Mirene Arsanios

About

Interview: LMCC Alum Spotlight

S: What are your thoughts about being a writer/editor in the age of digital tools such as collaborative editing/wiki/translation platforms? I thought of this question as I was reading your piece, Many Englishes

M: Makhzin, the magazine I co-edit with Ghalya Saadawi and Iman Mersal, is produced across time zones (Beirut, Edmonton (Canada), and New York). It exists primarily online and is configured for an audience that is geographically scattered. I think that we’re still trying to find a way to make sense of our relationship to place, not in terms of locality, but in terms of what our concerns are, where our engagement is and in what language are we speaking to each other. We’re trying to connect physical conversations to an online readership, which can be an editorial challenge.

S: How do you arrive at an endpoint (a final published piece) when the processes of interpretation/translation/questioning/coauthorship are seemingly endless?

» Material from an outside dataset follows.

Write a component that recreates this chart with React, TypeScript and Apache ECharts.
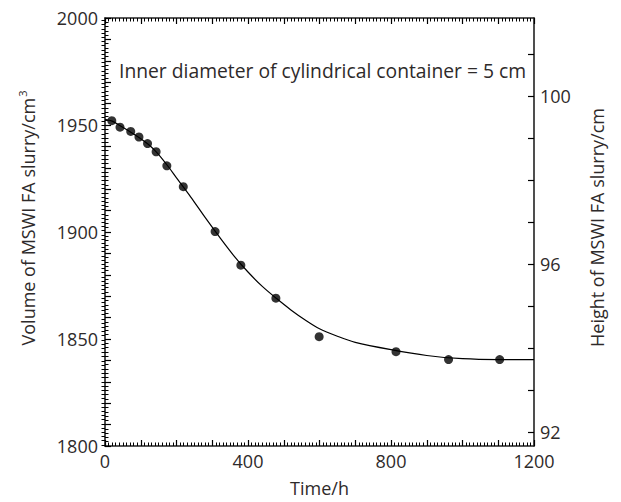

M: I’m rarely satisfied when a piece goes online or is published. It’s hard for me to look back at it because I immediately want to re-write parts of it, etc. Sometimes, I’ll write a story and understand, only years later, what it was actually about! External structures such as deadlines or commissions are sometimes useful because they put an end to a potentially infinite process. I think it’s a matter of decision, of acknowledging that spending more time with a story or poem doesn’t necessarily make it better, though it could turn it into another, different piece. Trusted friends and editors can also help you distance yourself from a process that perhaps, no longer needs you.